— START —

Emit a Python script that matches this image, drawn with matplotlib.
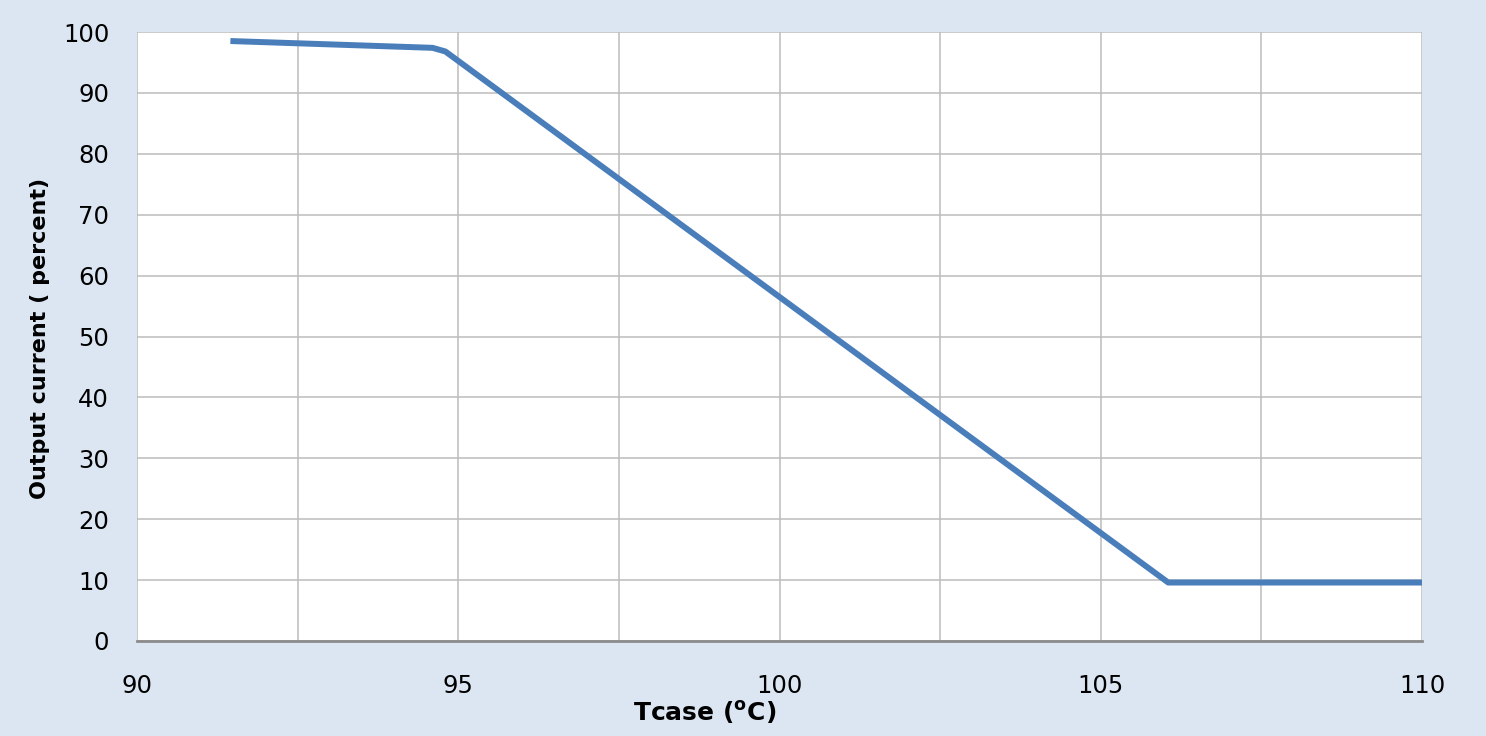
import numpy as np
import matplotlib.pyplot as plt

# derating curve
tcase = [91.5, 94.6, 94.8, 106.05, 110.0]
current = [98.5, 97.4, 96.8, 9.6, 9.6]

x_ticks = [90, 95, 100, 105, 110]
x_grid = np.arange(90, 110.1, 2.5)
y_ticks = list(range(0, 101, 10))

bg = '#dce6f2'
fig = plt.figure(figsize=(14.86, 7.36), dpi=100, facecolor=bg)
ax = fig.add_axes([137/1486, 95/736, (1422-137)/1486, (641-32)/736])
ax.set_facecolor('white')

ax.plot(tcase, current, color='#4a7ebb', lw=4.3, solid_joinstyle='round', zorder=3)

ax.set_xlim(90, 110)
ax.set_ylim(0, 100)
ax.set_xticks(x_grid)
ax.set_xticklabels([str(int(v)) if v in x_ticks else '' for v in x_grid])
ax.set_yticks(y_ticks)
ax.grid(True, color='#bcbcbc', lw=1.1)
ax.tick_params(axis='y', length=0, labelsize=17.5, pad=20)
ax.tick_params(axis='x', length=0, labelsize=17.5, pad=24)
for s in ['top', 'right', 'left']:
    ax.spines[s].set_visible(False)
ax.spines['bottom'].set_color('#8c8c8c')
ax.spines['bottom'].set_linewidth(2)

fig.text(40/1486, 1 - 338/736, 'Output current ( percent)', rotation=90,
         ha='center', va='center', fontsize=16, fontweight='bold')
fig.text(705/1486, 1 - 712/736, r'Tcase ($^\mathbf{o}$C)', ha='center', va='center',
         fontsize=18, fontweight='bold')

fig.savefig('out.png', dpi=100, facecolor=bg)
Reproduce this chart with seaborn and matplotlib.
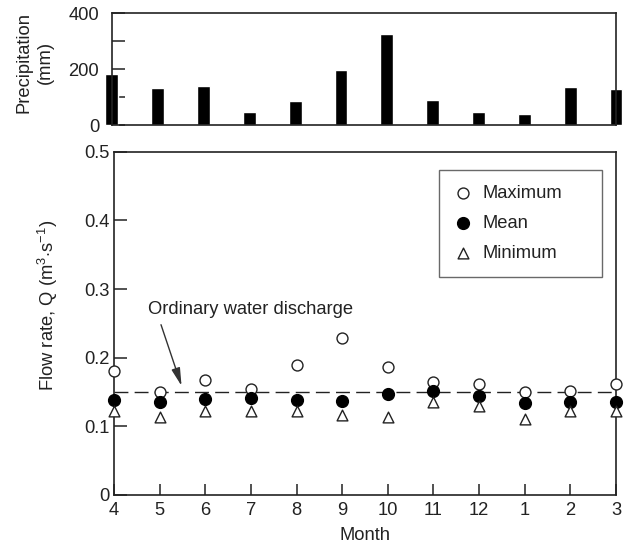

— END —

**EXERCISE BRIEF**
Take the lines from the start of the material to the line with "ax.spines['bottom'].set_linewidth(2)", both included, and transcribe them exactly without the pictures.

**FINAL RESULT**
Emit a Python script that matches this image, drawn with matplotlib.
import numpy as np
import matplotlib.pyplot as plt

# derating curve
tcase = [91.5, 94.6, 94.8, 106.05, 110.0]
current = [98.5, 97.4, 96.8, 9.6, 9.6]

x_ticks = [90, 95, 100, 105, 110]
x_grid = np.arange(90, 110.1, 2.5)
y_ticks = list(range(0, 101, 10))

bg = '#dce6f2'
fig = plt.figure(figsize=(14.86, 7.36), dpi=100, facecolor=bg)
ax = fig.add_axes([137/1486, 95/736, (1422-137)/1486, (641-32)/736])
ax.set_facecolor('white')

ax.plot(tcase, current, color='#4a7ebb', lw=4.3, solid_joinstyle='round', zorder=3)

ax.set_xlim(90, 110)
ax.set_ylim(0, 100)
ax.set_xticks(x_grid)
ax.set_xticklabels([str(int(v)) if v in x_ticks else '' for v in x_grid])
ax.set_yticks(y_ticks)
ax.grid(True, color='#bcbcbc', lw=1.1)
ax.tick_params(axis='y', length=0, labelsize=17.5, pad=20)
ax.tick_params(axis='x', length=0, labelsize=17.5, pad=24)
for s in ['top', 'right', 'left']:
    ax.spines[s].set_visible(False)
ax.spines['bottom'].set_color('#8c8c8c')
ax.spines['bottom'].set_linewidth(2)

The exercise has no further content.